» Exercise
Copy the records below exactly, omitting any pictures they contain.

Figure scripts

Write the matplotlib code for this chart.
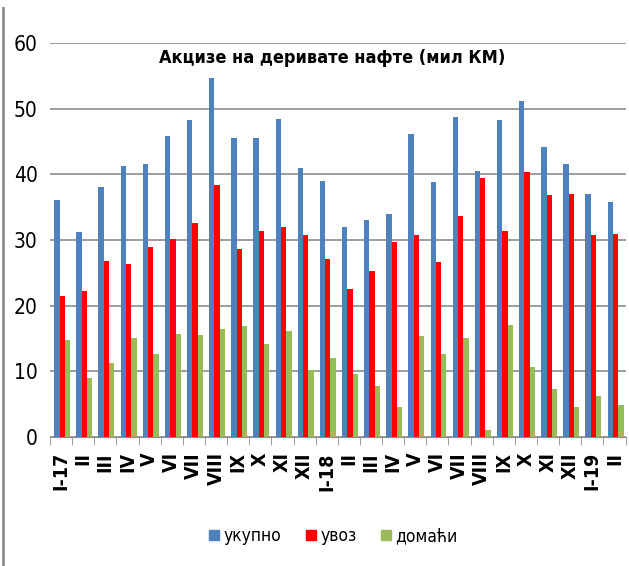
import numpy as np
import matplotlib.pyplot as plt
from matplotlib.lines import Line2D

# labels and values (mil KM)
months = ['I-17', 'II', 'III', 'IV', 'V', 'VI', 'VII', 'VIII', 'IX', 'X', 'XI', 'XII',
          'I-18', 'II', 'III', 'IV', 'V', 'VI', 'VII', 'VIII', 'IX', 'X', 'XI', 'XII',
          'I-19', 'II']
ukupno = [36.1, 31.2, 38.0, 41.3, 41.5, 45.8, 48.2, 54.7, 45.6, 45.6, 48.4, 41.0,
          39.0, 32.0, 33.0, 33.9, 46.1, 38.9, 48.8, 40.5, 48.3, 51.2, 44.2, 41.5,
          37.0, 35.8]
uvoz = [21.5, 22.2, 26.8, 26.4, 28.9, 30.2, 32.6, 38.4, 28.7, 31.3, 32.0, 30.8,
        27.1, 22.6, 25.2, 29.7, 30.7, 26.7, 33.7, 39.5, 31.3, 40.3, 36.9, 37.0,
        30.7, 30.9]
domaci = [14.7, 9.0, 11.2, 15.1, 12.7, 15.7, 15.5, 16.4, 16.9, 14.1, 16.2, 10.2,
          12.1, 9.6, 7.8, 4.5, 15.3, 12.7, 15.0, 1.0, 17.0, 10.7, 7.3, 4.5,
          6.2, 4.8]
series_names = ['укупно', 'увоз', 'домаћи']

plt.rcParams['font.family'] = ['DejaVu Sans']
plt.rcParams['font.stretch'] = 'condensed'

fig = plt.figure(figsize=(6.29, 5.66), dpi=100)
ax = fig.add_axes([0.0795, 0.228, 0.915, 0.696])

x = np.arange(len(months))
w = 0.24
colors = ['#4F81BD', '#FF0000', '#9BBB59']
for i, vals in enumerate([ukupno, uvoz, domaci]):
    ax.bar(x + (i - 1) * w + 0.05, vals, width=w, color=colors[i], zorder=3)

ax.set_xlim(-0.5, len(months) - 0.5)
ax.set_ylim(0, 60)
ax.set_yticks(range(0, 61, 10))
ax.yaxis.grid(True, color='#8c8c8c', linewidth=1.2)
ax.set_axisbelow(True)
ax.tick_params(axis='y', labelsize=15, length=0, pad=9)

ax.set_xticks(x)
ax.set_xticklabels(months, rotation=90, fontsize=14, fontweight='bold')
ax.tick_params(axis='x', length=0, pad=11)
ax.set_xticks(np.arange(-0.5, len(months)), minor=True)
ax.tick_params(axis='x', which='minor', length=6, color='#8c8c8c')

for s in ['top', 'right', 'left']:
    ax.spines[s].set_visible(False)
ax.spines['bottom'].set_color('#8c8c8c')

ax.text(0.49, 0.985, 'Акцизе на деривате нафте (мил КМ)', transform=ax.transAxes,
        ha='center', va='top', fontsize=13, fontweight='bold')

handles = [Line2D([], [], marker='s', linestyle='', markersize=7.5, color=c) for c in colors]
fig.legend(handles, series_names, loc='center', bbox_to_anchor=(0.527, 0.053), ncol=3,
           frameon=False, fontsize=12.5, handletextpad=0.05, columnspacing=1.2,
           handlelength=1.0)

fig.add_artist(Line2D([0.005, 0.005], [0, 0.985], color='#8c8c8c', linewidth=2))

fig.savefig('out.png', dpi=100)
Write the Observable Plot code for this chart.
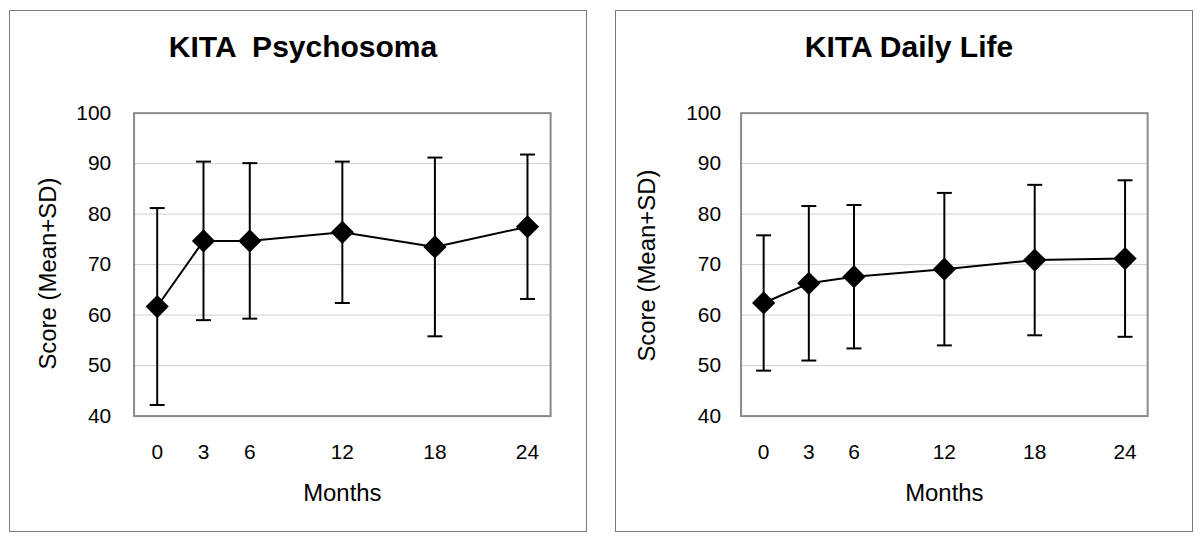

» Task response
Write the matplotlib code for this chart.
import numpy as np
import matplotlib.pyplot as plt
from matplotlib.lines import Line2D

# labels and values (mil KM)
months = ['I-17', 'II', 'III', 'IV', 'V', 'VI', 'VII', 'VIII', 'IX', 'X', 'XI', 'XII',
          'I-18', 'II', 'III', 'IV', 'V', 'VI', 'VII', 'VIII', 'IX', 'X', 'XI', 'XII',
          'I-19', 'II']
ukupno = [36.1, 31.2, 38.0, 41.3, 41.5, 45.8, 48.2, 54.7, 45.6, 45.6, 48.4, 41.0,
          39.0, 32.0, 33.0, 33.9, 46.1, 38.9, 48.8, 40.5, 48.3, 51.2, 44.2, 41.5,
          37.0, 35.8]
uvoz = [21.5, 22.2, 26.8, 26.4, 28.9, 30.2, 32.6, 38.4, 28.7, 31.3, 32.0, 30.8,
        27.1, 22.6, 25.2, 29.7, 30.7, 26.7, 33.7, 39.5, 31.3, 40.3, 36.9, 37.0,
        30.7, 30.9]
domaci = [14.7, 9.0, 11.2, 15.1, 12.7, 15.7, 15.5, 16.4, 16.9, 14.1, 16.2, 10.2,
          12.1, 9.6, 7.8, 4.5, 15.3, 12.7, 15.0, 1.0, 17.0, 10.7, 7.3, 4.5,
          6.2, 4.8]
series_names = ['укупно', 'увоз', 'домаћи']

plt.rcParams['font.family'] = ['DejaVu Sans']
plt.rcParams['font.stretch'] = 'condensed'

fig = plt.figure(figsize=(6.29, 5.66), dpi=100)
ax = fig.add_axes([0.0795, 0.228, 0.915, 0.696])

x = np.arange(len(months))
w = 0.24
colors = ['#4F81BD', '#FF0000', '#9BBB59']
for i, vals in enumerate([ukupno, uvoz, domaci]):
    ax.bar(x + (i - 1) * w + 0.05, vals, width=w, color=colors[i], zorder=3)

ax.set_xlim(-0.5, len(months) - 0.5)
ax.set_ylim(0, 60)
ax.set_yticks(range(0, 61, 10))
ax.yaxis.grid(True, color='#8c8c8c', linewidth=1.2)
ax.set_axisbelow(True)
ax.tick_params(axis='y', labelsize=15, length=0, pad=9)

ax.set_xticks(x)
ax.set_xticklabels(months, rotation=90, fontsize=14, fontweight='bold')
ax.tick_params(axis='x', length=0, pad=11)
ax.set_xticks(np.arange(-0.5, len(months)), minor=True)
ax.tick_params(axis='x', which='minor', length=6, color='#8c8c8c')

for s in ['top', 'right', 'left']:
    ax.spines[s].set_visible(False)
ax.spines['bottom'].set_color('#8c8c8c')

ax.text(0.49, 0.985, 'Акцизе на деривате нафте (мил КМ)', transform=ax.transAxes,
        ha='center', va='top', fontsize=13, fontweight='bold')

handles = [Line2D([], [], marker='s', linestyle='', markersize=7.5, color=c) for c in colors]
fig.legend(handles, series_names, loc='center', bbox_to_anchor=(0.527, 0.053), ncol=3,
           frameon=False, fontsize=12.5, handletextpad=0.05, columnspacing=1.2,
           handlelength=1.0)

fig.add_artist(Line2D([0.005, 0.005], [0, 0.985], color='#8c8c8c', linewidth=2))

fig.savefig('out.png', dpi=100)
Write the Observable Plot code for this chart.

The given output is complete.